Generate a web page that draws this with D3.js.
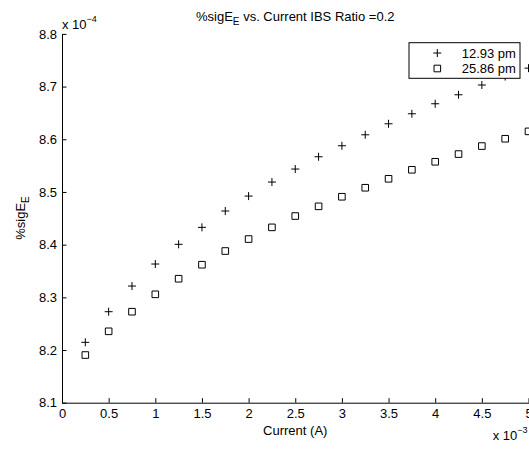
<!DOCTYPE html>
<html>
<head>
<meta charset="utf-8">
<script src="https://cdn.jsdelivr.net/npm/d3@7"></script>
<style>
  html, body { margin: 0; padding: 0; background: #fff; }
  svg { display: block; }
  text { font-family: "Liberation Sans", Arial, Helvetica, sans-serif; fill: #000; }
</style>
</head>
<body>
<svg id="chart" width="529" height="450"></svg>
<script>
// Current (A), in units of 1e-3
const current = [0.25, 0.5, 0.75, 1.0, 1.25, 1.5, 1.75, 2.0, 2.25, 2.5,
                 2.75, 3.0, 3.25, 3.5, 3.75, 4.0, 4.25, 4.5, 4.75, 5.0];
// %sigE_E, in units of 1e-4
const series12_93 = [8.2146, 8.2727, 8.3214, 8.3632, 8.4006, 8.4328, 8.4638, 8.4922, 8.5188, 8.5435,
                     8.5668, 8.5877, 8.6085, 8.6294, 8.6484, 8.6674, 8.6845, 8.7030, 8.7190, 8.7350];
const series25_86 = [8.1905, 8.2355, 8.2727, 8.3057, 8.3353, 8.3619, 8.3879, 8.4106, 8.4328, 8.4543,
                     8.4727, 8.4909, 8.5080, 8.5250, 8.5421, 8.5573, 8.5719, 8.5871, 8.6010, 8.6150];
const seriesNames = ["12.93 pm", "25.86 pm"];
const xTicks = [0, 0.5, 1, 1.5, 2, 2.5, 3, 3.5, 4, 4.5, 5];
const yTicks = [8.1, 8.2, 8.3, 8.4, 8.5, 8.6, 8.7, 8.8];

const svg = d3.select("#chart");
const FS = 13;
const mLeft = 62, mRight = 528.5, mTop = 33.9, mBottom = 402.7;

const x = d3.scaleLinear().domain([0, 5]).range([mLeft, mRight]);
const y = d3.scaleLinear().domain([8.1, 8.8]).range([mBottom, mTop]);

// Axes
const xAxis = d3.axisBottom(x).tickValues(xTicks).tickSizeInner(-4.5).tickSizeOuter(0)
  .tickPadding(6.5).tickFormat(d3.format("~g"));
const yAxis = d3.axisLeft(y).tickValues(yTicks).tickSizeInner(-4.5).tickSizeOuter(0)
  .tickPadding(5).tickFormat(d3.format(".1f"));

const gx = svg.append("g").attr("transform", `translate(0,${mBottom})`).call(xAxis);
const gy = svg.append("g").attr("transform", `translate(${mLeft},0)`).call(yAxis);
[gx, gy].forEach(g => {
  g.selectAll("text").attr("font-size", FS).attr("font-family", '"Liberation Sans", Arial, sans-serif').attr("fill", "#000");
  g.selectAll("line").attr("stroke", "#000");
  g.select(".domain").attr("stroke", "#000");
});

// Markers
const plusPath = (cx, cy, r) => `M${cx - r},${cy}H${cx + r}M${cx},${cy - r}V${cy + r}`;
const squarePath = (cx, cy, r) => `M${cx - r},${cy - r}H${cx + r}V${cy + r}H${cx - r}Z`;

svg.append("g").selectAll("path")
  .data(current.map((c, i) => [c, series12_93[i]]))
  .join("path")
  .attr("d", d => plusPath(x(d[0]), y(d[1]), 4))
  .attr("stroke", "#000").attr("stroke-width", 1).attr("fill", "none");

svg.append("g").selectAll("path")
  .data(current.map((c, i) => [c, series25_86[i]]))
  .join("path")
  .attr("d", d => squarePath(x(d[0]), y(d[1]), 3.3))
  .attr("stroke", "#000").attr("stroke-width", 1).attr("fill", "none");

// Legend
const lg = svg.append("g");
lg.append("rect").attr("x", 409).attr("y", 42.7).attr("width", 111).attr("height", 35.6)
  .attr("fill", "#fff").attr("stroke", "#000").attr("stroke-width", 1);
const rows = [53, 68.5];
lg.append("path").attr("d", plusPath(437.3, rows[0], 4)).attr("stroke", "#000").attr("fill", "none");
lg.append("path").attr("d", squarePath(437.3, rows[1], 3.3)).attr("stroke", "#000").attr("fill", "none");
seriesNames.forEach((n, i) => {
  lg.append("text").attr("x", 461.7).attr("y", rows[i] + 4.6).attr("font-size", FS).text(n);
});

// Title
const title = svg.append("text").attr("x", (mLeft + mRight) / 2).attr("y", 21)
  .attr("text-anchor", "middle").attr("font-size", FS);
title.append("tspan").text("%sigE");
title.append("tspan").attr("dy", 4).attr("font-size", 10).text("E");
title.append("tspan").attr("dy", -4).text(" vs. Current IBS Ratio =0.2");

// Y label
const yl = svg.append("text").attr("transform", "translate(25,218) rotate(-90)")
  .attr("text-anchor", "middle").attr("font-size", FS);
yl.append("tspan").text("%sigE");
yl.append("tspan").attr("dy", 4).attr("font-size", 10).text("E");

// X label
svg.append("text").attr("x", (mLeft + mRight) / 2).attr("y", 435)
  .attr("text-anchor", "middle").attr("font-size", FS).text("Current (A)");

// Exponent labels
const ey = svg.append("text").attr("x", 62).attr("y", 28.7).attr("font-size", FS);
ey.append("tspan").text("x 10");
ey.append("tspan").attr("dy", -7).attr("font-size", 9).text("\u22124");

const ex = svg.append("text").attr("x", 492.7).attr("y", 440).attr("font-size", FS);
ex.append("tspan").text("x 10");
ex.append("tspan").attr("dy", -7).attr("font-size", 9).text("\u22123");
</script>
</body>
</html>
= = =
- **DIRECTIVE**: Give the data above again in full and unchanged, skipping the pictures.

- **FINAL ANSWER**:
Generate a web page that draws this with D3.js.
<!DOCTYPE html>
<html>
<head>
<meta charset="utf-8">
<script src="https://cdn.jsdelivr.net/npm/d3@7"></script>
<style>
  html, body { margin: 0; padding: 0; background: #fff; }
  svg { display: block; }
  text { font-family: "Liberation Sans", Arial, Helvetica, sans-serif; fill: #000; }
</style>
</head>
<body>
<svg id="chart" width="529" height="450"></svg>
<script>
// Current (A), in units of 1e-3
const current = [0.25, 0.5, 0.75, 1.0, 1.25, 1.5, 1.75, 2.0, 2.25, 2.5,
                 2.75, 3.0, 3.25, 3.5, 3.75, 4.0, 4.25, 4.5, 4.75, 5.0];
// %sigE_E, in units of 1e-4
const series12_93 = [8.2146, 8.2727, 8.3214, 8.3632, 8.4006, 8.4328, 8.4638, 8.4922, 8.5188, 8.5435,
                     8.5668, 8.5877, 8.6085, 8.6294, 8.6484, 8.6674, 8.6845, 8.7030, 8.7190, 8.7350];
const series25_86 = [8.1905, 8.2355, 8.2727, 8.3057, 8.3353, 8.3619, 8.3879, 8.4106, 8.4328, 8.4543,
                     8.4727, 8.4909, 8.5080, 8.5250, 8.5421, 8.5573, 8.5719, 8.5871, 8.6010, 8.6150];
const seriesNames = ["12.93 pm", "25.86 pm"];
const xTicks = [0, 0.5, 1, 1.5, 2, 2.5, 3, 3.5, 4, 4.5, 5];
const yTicks = [8.1, 8.2, 8.3, 8.4, 8.5, 8.6, 8.7, 8.8];

const svg = d3.select("#chart");
const FS = 13;
const mLeft = 62, mRight = 528.5, mTop = 33.9, mBottom = 402.7;

const x = d3.scaleLinear().domain([0, 5]).range([mLeft, mRight]);
const y = d3.scaleLinear().domain([8.1, 8.8]).range([mBottom, mTop]);

// Axes
const xAxis = d3.axisBottom(x).tickValues(xTicks).tickSizeInner(-4.5).tickSizeOuter(0)
  .tickPadding(6.5).tickFormat(d3.format("~g"));
const yAxis = d3.axisLeft(y).tickValues(yTicks).tickSizeInner(-4.5).tickSizeOuter(0)
  .tickPadding(5).tickFormat(d3.format(".1f"));

const gx = svg.append("g").attr("transform", `translate(0,${mBottom})`).call(xAxis);
const gy = svg.append("g").attr("transform", `translate(${mLeft},0)`).call(yAxis);
[gx, gy].forEach(g => {
  g.selectAll("text").attr("font-size", FS).attr("font-family", '"Liberation Sans", Arial, sans-serif').attr("fill", "#000");
  g.selectAll("line").attr("stroke", "#000");
  g.select(".domain").attr("stroke", "#000");
});

// Markers
const plusPath = (cx, cy, r) => `M${cx - r},${cy}H${cx + r}M${cx},${cy - r}V${cy + r}`;
const squarePath = (cx, cy, r) => `M${cx - r},${cy - r}H${cx + r}V${cy + r}H${cx - r}Z`;

svg.append("g").selectAll("path")
  .data(current.map((c, i) => [c, series12_93[i]]))
  .join("path")
  .attr("d", d => plusPath(x(d[0]), y(d[1]), 4))
  .attr("stroke", "#000").attr("stroke-width", 1).attr("fill", "none");

svg.append("g").selectAll("path")
  .data(current.map((c, i) => [c, series25_86[i]]))
  .join("path")
  .attr("d", d => squarePath(x(d[0]), y(d[1]), 3.3))
  .attr("stroke", "#000").attr("stroke-width", 1).attr("fill", "none");

// Legend
const lg = svg.append("g");
lg.append("rect").attr("x", 409).attr("y", 42.7).attr("width", 111).attr("height", 35.6)
  .attr("fill", "#fff").attr("stroke", "#000").attr("stroke-width", 1);
const rows = [53, 68.5];
lg.append("path").attr("d", plusPath(437.3, rows[0], 4)).attr("stroke", "#000").attr("fill", "none");
lg.append("path").attr("d", squarePath(437.3, rows[1], 3.3)).attr("stroke", "#000").attr("fill", "none");
seriesNames.forEach((n, i) => {
  lg.append("text").attr("x", 461.7).attr("y", rows[i] + 4.6).attr("font-size", FS).text(n);
});

// Title
const title = svg.append("text").attr("x", (mLeft + mRight) / 2).attr("y", 21)
  .attr("text-anchor", "middle").attr("font-size", FS);
title.append("tspan").text("%sigE");
title.append("tspan").attr("dy", 4).attr("font-size", 10).text("E");
title.append("tspan").attr("dy", -4).text(" vs. Current IBS Ratio =0.2");

// Y label
const yl = svg.append("text").attr("transform", "translate(25,218) rotate(-90)")
  .attr("text-anchor", "middle").attr("font-size", FS);
yl.append("tspan").text("%sigE");
yl.append("tspan").attr("dy", 4).attr("font-size", 10).text("E");

// X label
svg.append("text").attr("x", (mLeft + mRight) / 2).attr("y", 435)
  .attr("text-anchor", "middle").attr("font-size", FS).text("Current (A)");

// Exponent labels
const ey = svg.append("text").attr("x", 62).attr("y", 28.7).attr("font-size", FS);
ey.append("tspan").text("x 10");
ey.append("tspan").attr("dy", -7).attr("font-size", 9).text("\u22124");

const ex = svg.append("text").attr("x", 492.7).attr("y", 440).attr("font-size", FS);
ex.append("tspan").text("x 10");
ex.append("tspan").attr("dy", -7).attr("font-size", 9).text("\u22123");
</script>
</body>
</html>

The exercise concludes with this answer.